Air News On Learning To Fly: Circuit Work,tHe 'first' and 'second' Nature By Johan Lottering
Air News On Learning To Fly: Circuit Work,tHe 'first' and 'second' Nature By Johan Lottering
In June 1978 while taking part as a member of the Defense Force team in the national skydiving championships in Pietermaritzburg, the impossible happened.
After pulling the ripcord there was only blue sky above me, but no canopy! Hurtling through 2000 feet at 176 feet per second the eleven seconds between me and eternity began ticking down.
My body position was almost upright with the malfunctioning parachute streaming in the empty burble' of space above me. It was time to assess the situation, consider the various options, consult the rest of my team and my quick reference handbook; select the best possible option then allocate resources..
Nobody had told me my goggles would be half over my eyes sockets. Air was being sucked out of every crevice in my contorted face. The bundle of washing above me was jerking me about in all directions. The ground was rushing up. Hysteria tried to choke and overwhelm me. I had to choose real fast. I opted for attempting to impose an emergency drill into the situation. The brain works in split-seconds in such situations.
I unclipped the cape-wells. The main chute separated. Next I turned on my back and clutched the T-7A front mounted reserve. I pulled out the ripcord. The next instant it felt if the back of my head and heels collided as the 24 feet conical reserve' chute snapped open. For an instant I had thought I had hit the ground at the same time the reserve chute had opened.
Strangely I was still safely aloft. The air had stopped howling. I was aware of my breathing. Some seconds later I braced and did a dive-roll in a scorched veldt. The webbing harness had left blood blisters about which I would never complain.
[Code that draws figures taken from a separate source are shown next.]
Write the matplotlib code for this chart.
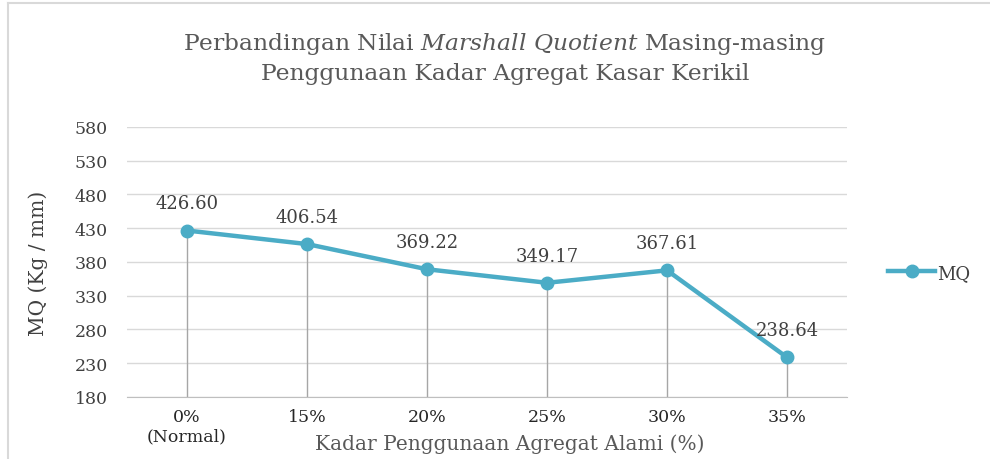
import numpy as np
import matplotlib
matplotlib.use('Agg')
import matplotlib.pyplot as plt
from matplotlib.lines import Line2D

plt.rcParams['font.family'] = 'DejaVu Serif'
plt.rcParams['mathtext.fontset'] = 'dejavuserif'

categories = ['0%\n(Normal)', '15%', '20%', '25%', '30%', '35%']
mq = [426.60, 406.54, 369.22, 349.17, 367.61, 238.64]
yticks = [180, 230, 280, 330, 380, 430, 480, 530, 580]

line_col = '#4BACC6'
text_col = '#404040'
title_col = '#595959'

fig = plt.figure(figsize=(9.9, 4.6), dpi=100)
ax = fig.add_axes([0.1283, 0.1348, 0.7273, 0.587])

x = np.arange(len(mq))

# grid
for v in yticks:
    ax.axhline(v, color='#D9D9D9', lw=1, zorder=0)

# drop lines
ax.vlines(x, yticks[0], mq, color='#A6A6A6', lw=1, zorder=1)

ax.plot(x, mq, color=line_col, lw=3.2, marker='o', markersize=9,
        label='MQ', zorder=3)

for xi, v in zip(x, mq):
    ax.annotate(f'{v:.2f}', (xi, v), xytext=(0, 13), textcoords='offset points',
                ha='center', va='bottom', fontsize=13, color=text_col)

ax.set_xlim(-0.5, len(mq) - 0.5)
ax.set_ylim(yticks[0], yticks[-1])
ax.set_xticks(x)
ax.set_xticklabels(categories, fontsize=12.5, color='#262626')
ax.set_yticks(yticks)
ax.set_yticklabels([str(t) for t in yticks], fontsize=12.5, color=text_col)
ax.tick_params(axis='both', length=0)
ax.tick_params(axis='x', pad=8)
ax.tick_params(axis='y', pad=14)
for s in ['top', 'right', 'left']:
    ax.spines[s].set_visible(False)
ax.spines['bottom'].set_color('#BFBFBF')

ax.set_ylabel('MQ (Kg / mm)', fontsize=14.5, color=text_col)
ax.yaxis.set_label_coords(-0.11, 0.5)
ax.set_xlabel('Kadar Penggunaan Agregat Alami (%)', fontsize=14.5,
              color=title_col)
ax.xaxis.set_label_coords(0.532, -0.135)

fig.text(0.51, 0.905, r'Perbandingan Nilai $\mathit{Marshall\ Quotient}$ Masing-masing',
         ha='center', va='center', fontsize=16.8, color=title_col)
fig.text(0.51, 0.84, 'Penggunaan Kadar Agregat Kasar Kerikil',
         ha='center', va='center', fontsize=16.8, color=title_col)

ax.legend(loc='center left', bbox_to_anchor=(1.035, 0.46), frameon=False,
          fontsize=13, handlelength=2.6, handletextpad=0.1,
          labelcolor=text_col)

# chart border
fig.add_artist(Line2D([8/990, 8/990], [0, 1 - 4/460], color='#D9D9D9', lw=1.5))
fig.add_artist(Line2D([8/990, 1], [1 - 4/460, 1 - 4/460], color='#D9D9D9', lw=1.5))

fig.savefig('out.png', dpi=100)
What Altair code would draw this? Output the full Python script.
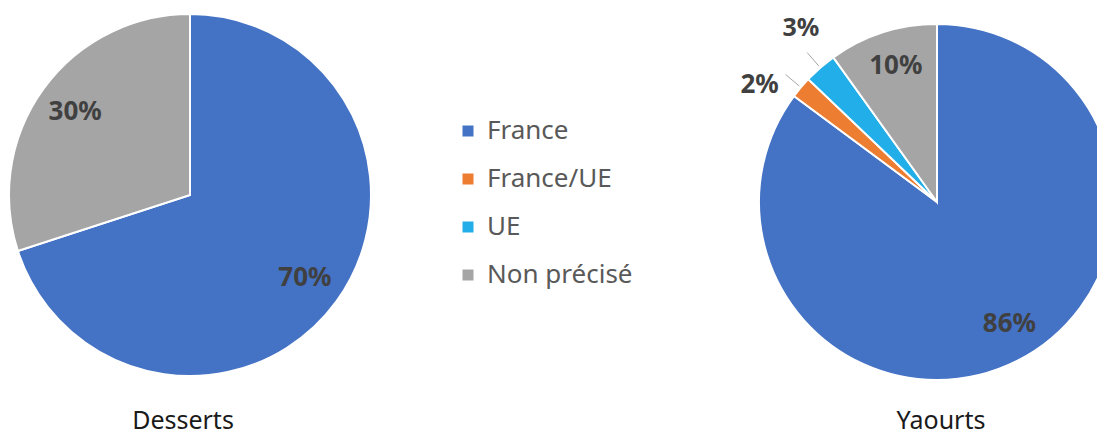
import altair as alt
import pandas as pd

categories = ["France", "France/UE", "UE", "Non précisé"]
colors = ["#4472C4", "#ED7D31", "#22AEE8", "#A5A5A5"]

desserts_cats = ["France", "Non précisé"]
desserts_vals = [70, 30]

yaourts_cats = ["France", "France/UE", "UE", "Non précisé"]
yaourts_vals = [86, 2, 3, 10]

titles = ["Desserts", "Yaourts"]

order_map = {c: i for i, c in enumerate(categories)}


def frame(cats, vals):
    df = pd.DataFrame({"cat": cats, "value": vals})
    df["order"] = df["cat"].map(order_map)
    df["label"] = df["value"].astype(str) + "%"
    return df


dd = frame(desserts_cats, desserts_vals)
dy = frame(yaourts_cats, yaourts_vals)

FONT = "Noto Sans"
LABEL_COLOR = "#404040"
LCX, LCY, LR = 182, 187, 181
RCX, RCY, RR = 929, 194, 178

color = alt.Color(
    "cat:N",
    scale=alt.Scale(domain=categories, range=colors),
    sort=categories,
    legend=alt.Legend(
        title=None, orient="none", legendX=447, legendY=110,
        symbolType="square", symbolSize=121, symbolStrokeWidth=0,
        labelFont=FONT, labelFontSize=26, labelColor="#595959",
        labelOffset=6, rowPadding=22, padding=0,
    ),
)


def pie(df, cx, cy, r):
    base = alt.Chart(df)
    arcs = base.mark_arc(outerRadius=r, stroke="white", strokeWidth=2).encode(
        theta=alt.Theta("value:Q", stack=True),
        order=alt.Order("order:Q"),
        color=color,
        x=alt.value(cx), y=alt.value(cy),
    )
    calc = base.transform_joinaggregate(total="sum(value)").transform_window(
        cum="sum(value)", sort=[alt.SortField("order")], frame=[None, 0]
    ).transform_calculate(
        mid="(datum.cum - datum.value/2) / datum.total * 2 * PI"
    )
    return arcs, calc


arcs_d, calc_d = pie(dd, LCX, LCY, LR)
arcs_y, calc_y = pie(dy, RCX, RCY, RR)

txt = dict(font=FONT, fontSize=26, fontWeight="bold", color=LABEL_COLOR,
           align="center", baseline="middle")


def ylabel(filt, radius, dx, dy_, size=26):
    t = dict(txt, fontSize=size)
    return calc_y.transform_filter(filt).mark_text(
        radius=radius, dx=dx, dy=dy_, **t).encode(
        theta=alt.Theta("mid:Q", scale=None), text="label:N",
        x=alt.value(RCX), y=alt.value(RCY),
    )


labels_d = calc_d.mark_text(radius=142, **txt).encode(
    theta=alt.Theta("mid:Q", scale=None), text="label:N",
    x=alt.value(LCX), y=alt.value(LCY),
)
labels_y_fr = ylabel("datum.cat == 'France'", 141, 9, -4)
labels_y_np = ylabel("datum.cat == 'Non précisé'", 141, 2, -2)
labels_y_2 = ylabel("datum.cat == 'France/UE'", 215, -13, 21)
labels_y_3 = ylabel("datum.cat == 'UE'", 215, 5, -12, 25)

leaders = calc_y.transform_filter("datum.value < 5").transform_calculate(
    x1=f"{RCX} + 180*sin(datum.mid)", y1=f"{RCY} - 180*cos(datum.mid)",
    x2=f"{RCX} + 198*sin(datum.mid)", y2=f"{RCY} - 198*cos(datum.mid)",
).mark_rule(color="#A6A6A6", strokeWidth=1).encode(
    x=alt.X("x1:Q", scale=None), x2="x2:Q",
    y=alt.Y("y1:Q", scale=None), y2="y2:Q",
)

tdf = pd.DataFrame({"t": titles, "i": [0, 1]})
ttl = dict(font=FONT, fontSize=25, color="#1a1a1a", align="center", baseline="alphabetic")
title_d = alt.Chart(tdf).transform_filter("datum.i == 0").mark_text(**ttl).encode(
    text="t:N", x=alt.value(175), y=alt.value(421))
title_y = alt.Chart(tdf).transform_filter("datum.i == 1").mark_text(**ttl).encode(
    text="t:N", x=alt.value(933), y=alt.value(421))

chart = alt.layer(
    arcs_d, arcs_y, leaders, labels_d, labels_y_fr, labels_y_np,
    labels_y_2, labels_y_3, title_d, title_y,
).resolve_scale(theta="independent").properties(
    width=1089, height=427,
    autosize=alt.AutoSizeParams(type="none"), padding=0,
).configure_view(stroke=None)

chart.save("out.html", embed_options={"renderer": "svg", "actions": False})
No, its not another when we' tale. I have drawn on the experience many times afterwards in flying. Had I not realized the importance and learnt and rehearsed the emergency drill hundreds of times, I would not have survived .That's the first lesson..
I recently encountered my friend since school days, Dawid Laas, with arc eyes' reclining in a darkened room. He was using the recovery down-time by doing imaginary emergency drills.
His office recliner chair was doubling for the cockpit of the Impala Jet often seen at air shows in South Africa .He was wrestling with a new' concept to jettison the canopy first before ejecting. Some veteran engineers had convinced him of the merits.
"When the time comes to decide, it's got to be first nature to me," said Dawid."In facing emergency situations, there can never be unresolved issues."
He emphasizes that to be really proficient, emergency actions can never be second nature like we are sometimes taught. That's the difference between life and death.
Roy J. Clegg writes in his excellent The Multi-Engine Rating Flight Manual (2008 issue; p.15) that there is no way around having to know emergency checklists from memory."At fifty feet," he quite rightly states, "you do not even have time to look for the checklist. As you remember only about 70% of something memorized for the first time the next day, data should be reviewed at least once a week to be retained."
The realization that emergency checks have to be ones first instinct and reaction is the other equally important lesson.
First Encounter
A student's first real encounter with emergency procedures of nay kind occurs during the circuits and landings training phase. Some instructors battle with when it would be most viable to first introduce emergency aspects, like engine failure after take-off and/or executing the go-around procedure.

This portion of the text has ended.